Opinion
No. 3D00-1758.
Opinion filed December 13, 2000.
An Appeal from the Circuit Court for Miami-Dade County, Alan L. Postman, Judge, Lower Tribunal No. 99-029645.
Affirmed.
Michael J. Osman, for appellants.
Akerman, Senterfitt Eidson, Jonathan Goodman and Samantha J. Kavanaugh, for appellee.
Before Schwartz, C.J., and Shevin, and Ramirez, JJ.
This is an appeal from an order which struck, for lack of standing, the claims to seized currency made by the appellants, Joya Industries, Inc. and Alvaro Mantilla. The order was entered by the trial court after it conducted an evidentiary hearing. We affirm.
On December 3, 1999, members of the Hollywood Police Department South Broward Drug Task Force were conducting a money laundering surveillance in the area surrounding the Miami International Airport. They observed an individual carry a large shopping bag into the premises of an import/export business, Joya Industries. A short time later, the officers observed the individual as he exited with the bag folded under his arm. The officers pulled him over. After this individual consented to a search of his vehicle, the officers found a box containing $19,200 in bundled currency.
The officers then went to the Joya Industries premises and spoke with Yamile Medina, the vice president of Joya Industries, a company owned by her father. After initially denying knowledge of a currency delivery, Medina signed a form consenting to a search of the premises. The search, aided by drug-sniffing dogs, disclosed approximately $20,000 in bundled currency in a plastic bag under the liner of a garbage can near the owner's office and another $5,500 in currency in the drawer of the owner's desk. After the currency was found, Medina claimed that an unknown male had delivered $50,000 to Joya Industries and that they gave $25,000 of it to Faros International, Inc., a freight forwarding company with offices adjoining Joya Industries. Medina also signed a blank waiver form, waiving any claim to the money seized.
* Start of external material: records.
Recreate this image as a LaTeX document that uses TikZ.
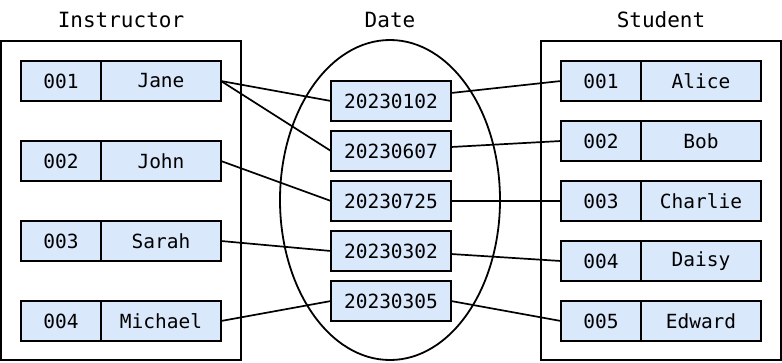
\documentclass[tikz,border=0pt]{standalone}
\usepackage{fontspec}
\setmonofont{DejaVu Sans Mono}
\usetikzlibrary{positioning}
\definecolor{cellblue}{HTML}{DAE8FC}

\begin{document}
\begin{tikzpicture}[x=1pt, y=-1pt,
        cell/.style={draw, fill=cellblue, line width=2pt, minimum height=40pt, inner sep=0pt, outer sep=0pt,
                     font=\ttfamily\fontsize{19.5}{22}\selectfont},
        idcell/.style={cell, minimum width=80pt},
        namecell/.style={cell, minimum width=120pt},
        title/.style={font=\ttfamily\fontsize{21}{24}\selectfont},
        link/.style={line width=1.7pt}]
                \useasboundingbox (0, 0) rectangle (782, 362);

                % titles
                \node[title] (tinstr) at (121, 20) {Instructor};
                \node[title] (tdate) at (390, 20) {Date};
                \node[title] (tstud) at (661, 20) {Student};

                % frames
                \draw[line width=2.2pt] (1, 41) rectangle (241, 360);
                \draw[line width=2.2pt] (541, 41) rectangle (781, 360);
                \draw[line width=1.8pt] (390, 200) ellipse [x radius=110, y radius=160];

                % rows
                \foreach \id/\name [count=\k] in {001/Jane, 002/John, 003/Sarah, 004/Michael} {
                    \node[idcell] (iid\k) at (61, 1+80*\k) {\id};
                    \node[namecell, right=0pt of iid\k] (inm\k) {\name};
                }
                \foreach \id/\name [count=\k] in {001/Alice, 002/Bob, 003/Charlie, 004/Daisy, 005/Edward} {
                    \node[idcell] (sid\k) at (601, 21+60*\k) {\id};
                    \node[namecell, right=0pt of sid\k] (snm\k) {\name};
                }
                \foreach \day [count=\k] in {20230102, 20230607, 20230725, 20230302, 20230305}
                    \node[namecell] (d\k) at (391, 51+50*\k) {\day};

                % links
                \draw[link] (inm1.east) -- (d1.west);
                \draw[link] (inm1.east) -- (d2.west);
                \draw[link] (inm2.east) -- (d3.west);
                \draw[link] (inm3.east) -- (d4.west);
                \draw[link] (inm4.east) -- (d5.west);

                \draw[link] ([yshift=8pt]d1.east) -- (sid1.west);
                \draw[link] ([yshift=4pt]d2.east) -- (sid2.west);
                \draw[link] (d3.east) -- (sid3.west);
                \draw[link] ([yshift=-3pt]d4.east) -- (sid4.west);
                \draw[link] (d5.east) -- (sid5.west);
            \end{tikzpicture}
\end{document}
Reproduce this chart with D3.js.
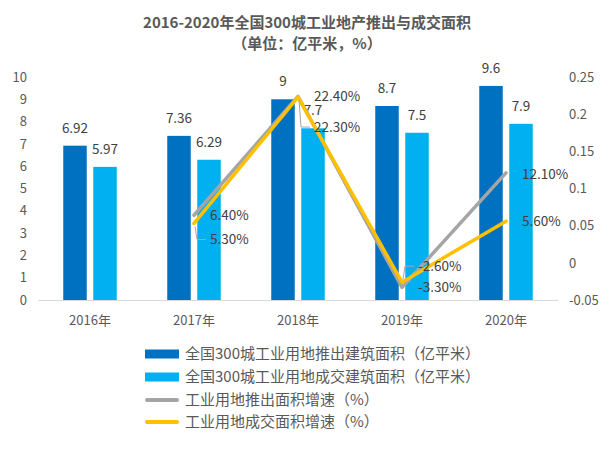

The officers then proceeded to the Faros office next door, where Aida Hernandez, the owner of the company, consented to a search of Faros' offices. The police dog alerted on two boxes containing bundled currency totaling over $74,000. Hernandez stated that a man she didn't know had delivered $50,000 of the money on the day before and told her to wait for further instructions about what to do with it, and that the remainder of the money had been given to her that day by Medina from Joya Industries. Hernandez also signed a waiver of rights form.
After the seizure of the currency and institution of forfeiture proceedings, Mantilla, a Colombian national, and Joya Industries filed claims to the money and requested an adversarial probable cause hearing. Joya Industries' claim indicated that it was the owner of $30,500 of the seized money and Mantilla's claim indicated that he owned $74,980 of the money. After a number of hearings and extensive discovery, the trial court found that Mantilla did not have standing because he did not possess the money at the time of seizure, he did not deliver the money, and, implicitly, that the rest of the story he presented to support his claim of ownership was implausible. The court also ruled that Medina's "waiver" of rights to the money seized from Joya Industries operated to waive the corporation's claim.
We hold that the applicable standard of review of the trial court's finding on the issue of standing after an evidentiary hearing is abuse of discretion, i.e., the trial court's ruling will be upheld unless no reasonable trial judge would have so ruled. See In re Forfeiture of 1981 Oldsmobile, VIN No. 1G3AZ57N2BE32296, 593 So.2d 1087, 1089 (Fla. 1st DCA 1992). Although there may be evidence to support a contrary conclusion, following full review of the record and the parties' arguments, we conclude that there was no abuse of discretion in the trial court's finding that Joya Industries waived its rights to the currency and its conclusion that Mantilla did not "demonstrate an interest in the seized property sufficient to satisfy the court of the party's standing as a claimant." Munoz v. City of Coral Gables, 695 So.2d 1283, 1286 (Fla. 3d DCA 1997).
NOT FINAL UNTIL TIME EXPIRES TO FILE REHEARING MOTION AND, IF FILED, DISPOSED OF.